Why Wyndham Clark's 60 at Pebble Beach Shouldn't Be the Course Record

In this week's "What I Learned," Alex Miceli says the AT&T Pebble Beach Pro-Am winner's Saturday 60 was special—but not record special.

Every Monday Alex Miceli will share what he learned from the previous week in golf. Or, in this case, Tuesday, as Alex was traveling Monday from the Monterey Peninsula to Las Vegas for LIV Golf's second tournament this week.

Wyndham Clark’s 60 was special last week at the AT&T Pebble Beach Pro-Am—especially if you followed the last three holes where he had three birdie putts narrowly miss.

If any of those had dropped, he would have recorded a 59 and had they all gone, a 57.

Golf is usually a game of ifs and buts and if you play long enough you realize it's a matter of whether the putts fall or not.

Considering that Clark made over 189 feet of putts on Saturday, I think he did just fine with the flatstick.

Wyndham Clark lines up a putt during the third round of the AT&T Pebble Beach Pro-Am tournament on Feb. 3, 2024 in Monterey, Calif.

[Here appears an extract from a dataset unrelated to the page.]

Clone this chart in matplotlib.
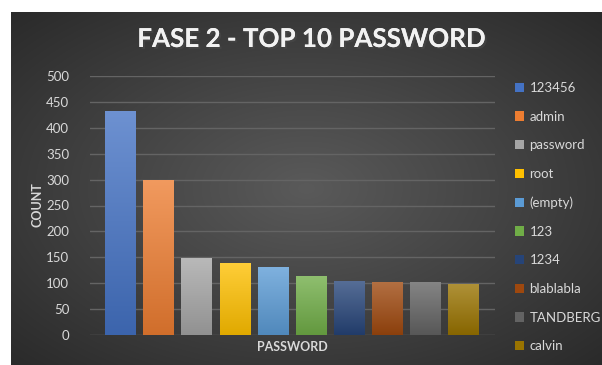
import matplotlib
matplotlib.use("Agg")
import matplotlib.pyplot as plt
import matplotlib.patheffects as pe
from matplotlib.patches import Patch
from matplotlib.colors import to_rgb
import numpy as np

plt.rcParams["font.family"] = ["Lato", "DejaVu Sans"]

passwords = ["123456", "admin", "password", "root", "(empty)", "123",
             "1234", "blablabla", "TANDBERG", "calvin"]
counts = [432, 299, 148, 139, 131, 114, 104, 103, 103, 99]
colors = ["#4472C4", "#ED7D31", "#A5A5A5", "#FFC000", "#5B9BD5", "#70AD47",
          "#264478", "#9E480E", "#636363", "#997300"]
yticks = [0, 50, 100, 150, 200, 250, 300, 350, 400, 450, 500]

W, H = 602, 365
fig = plt.figure(figsize=(W / 100, H / 100), dpi=100, facecolor="white")

# dark panel with radial gradient
bg = fig.add_axes([11 / W, 0, 1 - 11 / W, 1 - 12 / H])
bg.set_axis_off()
yy, xx = np.mgrid[0:1:200j, 0:1:300j]
r = np.sqrt(((xx - 0.5) / 0.75) ** 2 + ((yy - 0.5) / 0.75) ** 2)
r = np.clip(r / 0.95, 0, 1)
c0, c1 = np.array(to_rgb("#5a5a5a")), np.array(to_rgb("#2a2a2a"))
img = c0[None, None, :] * (1 - r[..., None]) + c1[None, None, :] * r[..., None]
bg.imshow(img, aspect="auto", extent=[0, 1, 0, 1], interpolation="bilinear")
bg.set_xlim(0, 1)
bg.set_ylim(0, 1)

ax = fig.add_axes([90 / W, 1 - 335 / H, 405 / W, (335 - 76) / H])
ax.patch.set_alpha(0)
x = np.arange(len(passwords))
bars = ax.bar(x, counts, width=0.8, color=colors, zorder=3)

# vertical gradient fill on each bar
grad = np.linspace(1, 0, 100)[:, None]
for b, col in zip(bars, colors):
    base = np.array(to_rgb(col))
    light = base + (1 - base) * 0.22
    dark = base * 0.88
    g = light[None, None, :] * grad[..., None] + dark[None, None, :] * (1 - grad[..., None])
    g = np.repeat(g, 2, axis=1)
    im = ax.imshow(g, aspect="auto", zorder=4, interpolation="bilinear",
                   extent=[b.get_x(), b.get_x() + b.get_width(), 0, b.get_height()])
    im.set_clip_path(b)

ax.set_xlim(-0.8, 9.83)
ax.set_ylim(0, 500)
ax.set_yticks(yticks)
ax.set_xticks([])
ax.yaxis.grid(True, color="#646464", lw=1, zorder=0)
for s in ax.spines.values():
    s.set_visible(False)
ax.tick_params(axis="y", length=0, pad=15, labelsize=9.5, labelcolor="#d9d9d9")

fig.text(312 / W, 1 - 39 / H, "FASE 2 - TOP 10 PASSWORD", ha="center", va="center",
         fontsize=18.7, fontweight="bold", color="#f2f2f2",
         path_effects=[pe.withSimplePatchShadow(offset=(1.5, -1.5), alpha=0.6), pe.Normal()])
fig.text(38 / W, 1 - 205 / H, "COUNT", rotation=90, ha="center", va="center",
         fontsize=9, fontweight="bold", color="#d9d9d9")
fig.text(292 / W, 1 - 347 / H, "PASSWORD", ha="center", va="center",
         fontsize=9, fontweight="bold", color="#d9d9d9")

handles = [Patch(facecolor=c, edgecolor="none") for c in colors]
leg = fig.legend(handles, passwords, loc="upper left",
                 bbox_to_anchor=(515 / W, 1 - 82 / H), frameon=False,
                 handlelength=0.7, handleheight=0.7, handletextpad=0.4,
                 labelspacing=1.26, fontsize=9.5, labelcolor="#d9d9d9",
                 borderaxespad=0, borderpad=0)

fig.savefig("out.png", dpi=100, facecolor="white")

Wyndham Clark's putter was on fire Saturday in a round of 60 that turned out to be the final round at Pebble Beach.

But something that came out of that 12-under 60 was a bit fishy to me.

For the first three rounds, the PGA Tour let competitors play "ball in hand" due to the wet and muddy conditions, which was the correct call. No argument there.

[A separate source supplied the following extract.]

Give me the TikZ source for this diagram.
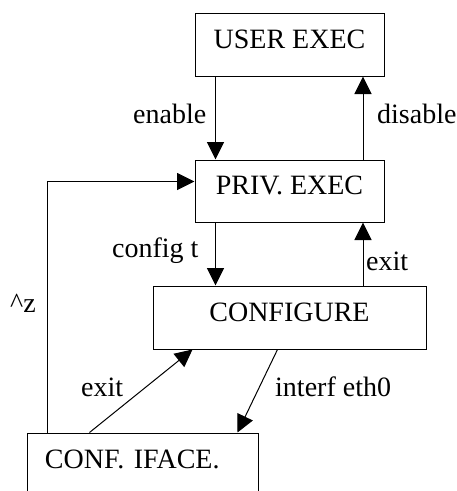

But what I learned is that no matter if you have ball in hand or not, if you shoot the best score recorded on a course, you have the course record.

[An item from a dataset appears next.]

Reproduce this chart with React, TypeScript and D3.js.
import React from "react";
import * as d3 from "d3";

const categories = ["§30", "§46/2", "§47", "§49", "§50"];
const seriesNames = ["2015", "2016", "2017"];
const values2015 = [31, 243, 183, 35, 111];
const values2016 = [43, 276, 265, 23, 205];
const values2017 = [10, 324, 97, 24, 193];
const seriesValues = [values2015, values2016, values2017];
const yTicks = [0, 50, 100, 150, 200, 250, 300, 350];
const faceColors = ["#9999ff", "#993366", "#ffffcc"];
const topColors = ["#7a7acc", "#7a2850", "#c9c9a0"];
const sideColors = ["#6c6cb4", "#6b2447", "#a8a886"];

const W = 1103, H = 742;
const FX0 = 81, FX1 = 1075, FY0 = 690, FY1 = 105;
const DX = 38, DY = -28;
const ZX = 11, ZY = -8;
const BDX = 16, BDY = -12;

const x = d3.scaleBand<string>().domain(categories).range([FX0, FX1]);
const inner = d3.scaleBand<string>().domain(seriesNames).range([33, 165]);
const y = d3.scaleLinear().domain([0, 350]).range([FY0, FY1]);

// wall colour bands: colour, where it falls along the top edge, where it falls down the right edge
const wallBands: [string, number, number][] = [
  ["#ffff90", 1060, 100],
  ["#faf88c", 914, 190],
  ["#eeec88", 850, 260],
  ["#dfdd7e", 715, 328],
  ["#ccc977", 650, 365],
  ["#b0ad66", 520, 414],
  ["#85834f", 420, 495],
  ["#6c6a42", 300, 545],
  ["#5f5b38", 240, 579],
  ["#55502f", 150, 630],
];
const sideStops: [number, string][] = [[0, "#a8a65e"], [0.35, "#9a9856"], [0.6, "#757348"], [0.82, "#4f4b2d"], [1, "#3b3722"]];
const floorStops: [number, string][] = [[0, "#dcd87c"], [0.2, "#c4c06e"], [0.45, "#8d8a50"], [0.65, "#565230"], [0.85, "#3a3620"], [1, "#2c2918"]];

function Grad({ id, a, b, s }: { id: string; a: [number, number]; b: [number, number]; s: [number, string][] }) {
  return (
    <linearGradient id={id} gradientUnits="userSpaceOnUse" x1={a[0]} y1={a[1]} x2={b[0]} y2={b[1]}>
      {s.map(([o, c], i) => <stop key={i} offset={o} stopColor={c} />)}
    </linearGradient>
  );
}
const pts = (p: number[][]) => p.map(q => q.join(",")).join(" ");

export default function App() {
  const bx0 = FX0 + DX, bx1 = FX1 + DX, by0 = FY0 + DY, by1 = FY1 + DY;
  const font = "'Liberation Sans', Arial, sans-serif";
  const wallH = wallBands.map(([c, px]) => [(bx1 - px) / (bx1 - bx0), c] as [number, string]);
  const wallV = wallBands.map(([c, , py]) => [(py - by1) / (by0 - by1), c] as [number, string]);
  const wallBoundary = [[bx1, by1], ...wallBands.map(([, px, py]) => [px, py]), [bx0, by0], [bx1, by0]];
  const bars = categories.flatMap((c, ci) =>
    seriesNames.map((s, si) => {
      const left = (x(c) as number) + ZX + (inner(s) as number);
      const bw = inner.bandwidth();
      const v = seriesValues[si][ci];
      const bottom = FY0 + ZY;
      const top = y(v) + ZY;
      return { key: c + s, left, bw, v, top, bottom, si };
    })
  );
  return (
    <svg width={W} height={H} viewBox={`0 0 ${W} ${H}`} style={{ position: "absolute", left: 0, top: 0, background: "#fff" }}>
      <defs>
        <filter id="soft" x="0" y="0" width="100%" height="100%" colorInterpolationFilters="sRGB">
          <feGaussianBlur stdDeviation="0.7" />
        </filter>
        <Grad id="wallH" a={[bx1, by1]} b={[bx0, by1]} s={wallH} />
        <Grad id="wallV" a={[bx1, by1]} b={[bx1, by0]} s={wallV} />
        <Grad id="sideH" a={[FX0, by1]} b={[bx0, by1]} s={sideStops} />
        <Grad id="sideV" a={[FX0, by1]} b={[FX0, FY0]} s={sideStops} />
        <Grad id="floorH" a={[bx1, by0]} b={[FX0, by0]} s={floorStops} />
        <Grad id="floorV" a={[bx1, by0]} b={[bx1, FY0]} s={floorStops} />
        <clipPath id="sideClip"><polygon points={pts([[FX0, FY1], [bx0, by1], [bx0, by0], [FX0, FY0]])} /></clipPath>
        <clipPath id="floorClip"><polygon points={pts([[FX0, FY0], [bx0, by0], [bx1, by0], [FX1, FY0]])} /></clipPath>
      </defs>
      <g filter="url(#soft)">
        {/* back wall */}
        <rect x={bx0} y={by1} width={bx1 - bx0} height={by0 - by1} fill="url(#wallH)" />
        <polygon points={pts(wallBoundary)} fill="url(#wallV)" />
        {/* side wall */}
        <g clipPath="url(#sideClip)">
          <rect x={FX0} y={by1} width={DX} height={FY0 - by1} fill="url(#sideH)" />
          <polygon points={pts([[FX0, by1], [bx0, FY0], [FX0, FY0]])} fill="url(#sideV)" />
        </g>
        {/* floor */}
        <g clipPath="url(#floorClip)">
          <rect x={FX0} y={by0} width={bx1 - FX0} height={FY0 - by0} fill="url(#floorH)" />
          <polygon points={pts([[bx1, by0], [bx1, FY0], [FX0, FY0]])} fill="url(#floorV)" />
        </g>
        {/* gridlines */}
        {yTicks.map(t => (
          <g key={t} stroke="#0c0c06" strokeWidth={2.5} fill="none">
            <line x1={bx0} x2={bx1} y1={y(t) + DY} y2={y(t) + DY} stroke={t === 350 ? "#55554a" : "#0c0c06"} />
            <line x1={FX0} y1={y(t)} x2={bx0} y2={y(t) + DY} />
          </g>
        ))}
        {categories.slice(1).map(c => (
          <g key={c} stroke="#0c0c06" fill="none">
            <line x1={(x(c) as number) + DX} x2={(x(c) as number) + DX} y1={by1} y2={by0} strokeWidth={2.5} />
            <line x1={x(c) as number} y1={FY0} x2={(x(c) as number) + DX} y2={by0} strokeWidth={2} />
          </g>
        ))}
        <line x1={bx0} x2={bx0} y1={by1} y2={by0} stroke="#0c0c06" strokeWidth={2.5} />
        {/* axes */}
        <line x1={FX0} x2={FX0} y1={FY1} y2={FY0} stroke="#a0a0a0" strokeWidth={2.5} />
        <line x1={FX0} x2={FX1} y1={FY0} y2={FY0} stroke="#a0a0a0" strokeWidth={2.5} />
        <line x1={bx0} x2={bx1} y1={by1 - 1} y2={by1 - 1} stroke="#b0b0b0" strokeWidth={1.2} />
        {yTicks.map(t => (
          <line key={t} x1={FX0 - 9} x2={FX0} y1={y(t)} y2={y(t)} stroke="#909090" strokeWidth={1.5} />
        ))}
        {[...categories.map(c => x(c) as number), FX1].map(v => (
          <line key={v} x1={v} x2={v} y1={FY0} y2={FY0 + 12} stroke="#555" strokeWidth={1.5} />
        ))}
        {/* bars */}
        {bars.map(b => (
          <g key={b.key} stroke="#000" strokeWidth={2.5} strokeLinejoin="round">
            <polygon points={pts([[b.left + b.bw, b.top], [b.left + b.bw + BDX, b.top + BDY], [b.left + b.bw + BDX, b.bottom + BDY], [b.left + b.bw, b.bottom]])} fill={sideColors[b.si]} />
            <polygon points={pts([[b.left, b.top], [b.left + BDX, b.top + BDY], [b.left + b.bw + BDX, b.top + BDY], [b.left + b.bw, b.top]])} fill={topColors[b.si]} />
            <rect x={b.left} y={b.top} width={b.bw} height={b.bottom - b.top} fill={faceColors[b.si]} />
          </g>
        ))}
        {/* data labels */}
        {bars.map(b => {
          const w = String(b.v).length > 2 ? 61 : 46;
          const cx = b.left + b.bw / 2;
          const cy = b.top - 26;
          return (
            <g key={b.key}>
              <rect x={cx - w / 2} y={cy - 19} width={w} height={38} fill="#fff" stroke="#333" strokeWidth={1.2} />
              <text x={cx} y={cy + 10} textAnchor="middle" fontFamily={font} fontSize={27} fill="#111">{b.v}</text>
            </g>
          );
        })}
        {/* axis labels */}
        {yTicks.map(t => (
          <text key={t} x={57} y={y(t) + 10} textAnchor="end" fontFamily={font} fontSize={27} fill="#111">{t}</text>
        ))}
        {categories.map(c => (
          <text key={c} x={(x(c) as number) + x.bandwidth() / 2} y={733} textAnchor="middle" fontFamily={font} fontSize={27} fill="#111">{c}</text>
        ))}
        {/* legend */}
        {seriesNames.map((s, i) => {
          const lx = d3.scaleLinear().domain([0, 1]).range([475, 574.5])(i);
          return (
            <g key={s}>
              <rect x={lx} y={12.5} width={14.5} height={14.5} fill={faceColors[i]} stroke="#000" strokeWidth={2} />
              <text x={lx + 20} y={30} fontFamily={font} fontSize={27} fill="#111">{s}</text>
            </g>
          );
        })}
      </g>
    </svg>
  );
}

I understand it’s the best score, but should it be a course record?

My contention is it should not.

A course record comes when you play the ball as it lies and not get to pick it up, dry it off and place it back within the area of where you picked it up from.

Golf is an outdoor sport and the rules allow for competition in poor, wet and muddy conditions.

If you decide you still need to allow players to pick the ball up, they should forfeit certain potential benefits of playing the ball down, one being that a course record cannot be set that day.

In track and field, races are held if wind is at runners' backs but if that tailwind is measured at more than 2 meters per second the result cannot be a considered a record. A race win, yes. A record, no—not a world record, Olympic record or a venue record, even if it’s the lowest result ever recorded for that event.

But I learned that golf does not have such a rule, in fact no parameters seem to exist to determine a course record.

Clark fairly won the weather-shortened event, no question, but he should not be credited with the course record for his Saturday 60. In my mind he shot the best round ever at Pebble Beach, but it’s not the course record.